Section 2 - Physicians
As you go through the records, list the name of each person who provided any treatment, from paramedics to ER doctors and nurses to primary physicians and physician assistants to surgeons to therapists. In parenthesis is the name of the facility where they work. This list will come in handy for supplementing disclosure responses.
Section 3 - Records
List each set of records you summarize and assign a number to each set. If you get multiple sets from the same provider, give each set its own number. I simply number them in the order I summarize them. This list is going to provide you with a key to keeping track of where you found each entry in your summary, allowing you later to find an individual page in the mass of records.
Section 4 - The Summary
Here's where you create a complete chronological summary, weaving together records from different providers. You'll need four columns:
Date - the date of treatment.
Source - identifies where in the records you found this information. For example: "4-33." In this example, "4" refers to the number assigned to this set in the list of records, Southwest Therapy. "33" refers to the page number in Southwest Therapy's records where this was found. This way, months after you wrote the summary, you can go find a specific page. In cases where there are no page numbers, the entry would simply be the number of the set of records.
Physician - identifies the individual who performed this treatment or recorded this note, whether it was a doctor, nurse, paramedic, tech, or whatever.
Description - paraphrase the information from the records. I like to start each entry with one or two words, like "Surgery" or "PT" or "Follow-up." This column is formatted with a hanging return that will automatically keep all of your description in this column.

As new records come in, simply identify the date of treatment for a new entry, find that date in your summary, then insert the new record into chronological order.

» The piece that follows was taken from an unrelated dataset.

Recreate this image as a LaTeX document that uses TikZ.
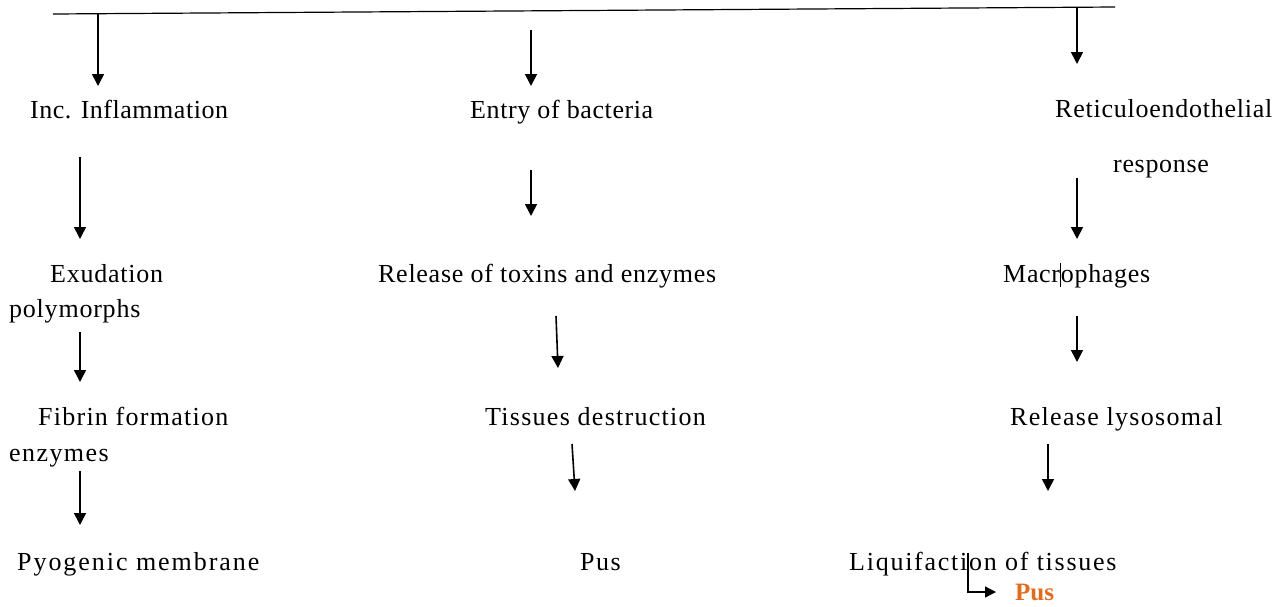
\documentclass[tikz,border=0pt]{standalone}
\usepackage{fontspec}
\setmainfont{Liberation Serif}
\usetikzlibrary{arrows.meta}
\definecolor{pusorange}{RGB}{226,108,30}
\tikzset{
  lbl/.style={anchor=base west, inner sep=0pt, font=\fontsize{26}{30}\selectfont\addfontfeatures{LetterSpace=#1}},
  lbl/.default=0,
  arr/.style={line width=1.6pt, -{Triangle[width=12pt,length=12pt]}},
}
\begin{document}
\begin{tikzpicture}[x=1pt,y=-1pt]
\useasboundingbox (0,0) rectangle (1282,606);
% top line
\coordinate (tl) at (53,14);
\coordinate (tr) at (1115,7);
\draw[line width=1.2pt] (tl) -- (tr);
% labels
\node[lbl=2] (inc) at (30,118) {Inc. Inflammation};
\node[lbl=2.3] (entry) at (470,118) {Entry of bacteria};
\node[lbl=2.9] (ret) at (1055,117) {Reticuloendothelial};
\node[lbl=2.6] (resp) at (1113,172) {response};
\node[lbl=2.9] (exu) at (50,282) {Exudation};
\node[lbl=3] (poly) at (9,317) {polymorphs};
\node[lbl=2.8] (rel) at (378,282) {Release of toxins and enzymes};
\node[lbl=2.7] (mac) at (1003,282) {Macrophages};
\node[lbl=4.8] (fib) at (38,425) {Fibrin formation};
\node[lbl=5.5] (enz) at (9,461) {enzymes};
\node[lbl=4.9] (tis) at (485,425) {Tissues destruction};
\node[lbl=5] (lys) at (1010,425) {Release lysosomal};
\node[lbl=7.5] (pyo) at (17,570) {Pyogenic membrane};
\node[lbl=5.7] (pus) at (580,570) {Pus};
\node[lbl=6.7] (liq) at (849,570) {Liquifaction of tissues};
\node[lbl, font=\fontsize{25}{28}\selectfont\bfseries, text=pusorange] (pus2) at (1015,600) {Pus};
% cursor mark
\coordinate (cu1) at (1060,263);
\coordinate (cu2) at (1060,287);
\draw[line width=0.8pt] (cu1) -- (cu2);
% arrow coordinates
\coordinate (a1s) at (98,14);   \coordinate (a1e) at (98,86);
\coordinate (a2s) at (80,157);  \coordinate (a2e) at (80,239);
\coordinate (a3s) at (80,332);  \coordinate (a3e) at (80,382);
\coordinate (a4s) at (80,471);  \coordinate (a4e) at (80,525);
\coordinate (b1s) at (531,30);  \coordinate (b1e) at (531,86);
\coordinate (b2s) at (531,170); \coordinate (b2e) at (531,216);
\coordinate (b3s) at (556,316); \coordinate (b3e) at (558,368);
\coordinate (b4s) at (572,444); \coordinate (b4e) at (575,491);
\coordinate (c1s) at (1077,8);  \coordinate (c1e) at (1077,64);
\coordinate (c2s) at (1077,178);\coordinate (c2e) at (1077,239);
\coordinate (c3s) at (1077,316);\coordinate (c3e) at (1077,362);
\coordinate (c4s) at (1048,444);\coordinate (c4e) at (1048,491);
\coordinate (e1) at (968,553);  \coordinate (e2) at (968,592); \coordinate (e3) at (996,592);
\foreach \s/\e in {a1s/a1e,a2s/a2e,a3s/a3e,a4s/a4e,b1s/b1e,b2s/b2e,b3s/b3e,b4s/b4e,c1s/c1e,c2s/c2e,c3s/c3e,c4s/c4e}
  \draw[arr] (\s) -- (\e);
\draw[line width=1.3pt, -{Triangle[width=11pt,length=11pt]}] (e1) -- (e2) -- (e3);
\end{tikzpicture}
\end{document}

In the example, when the records from Joe Smith came in I added Joe Smith, M.D. to my list of records. His was the third set that arrived at my office, so these become No. 3 in my list. On page 9 of Smith’s records is a report on surgery performed on May 24, 2007. I located where, chronologically, in the summary this entry should go. There is an entry dated 5/23/07, so the 5/24/07 surgery goes after that. Type in a couple of returns from the end of the 5/23/07 entry and start summarizing. Put the date in Column 1. Tab to Column 2 and note where in the records this information can be found: 3-9, the third set of records, page 9. Tab to Column 3 and type in the name of the doctor performing the surgery. Tab again and briefly summarize the doctor’s report.
This format makes it easy to summarize medical treatment from before the date of injury, resulting in not just a history of the treatment for the injury in question, but a more complete medical history.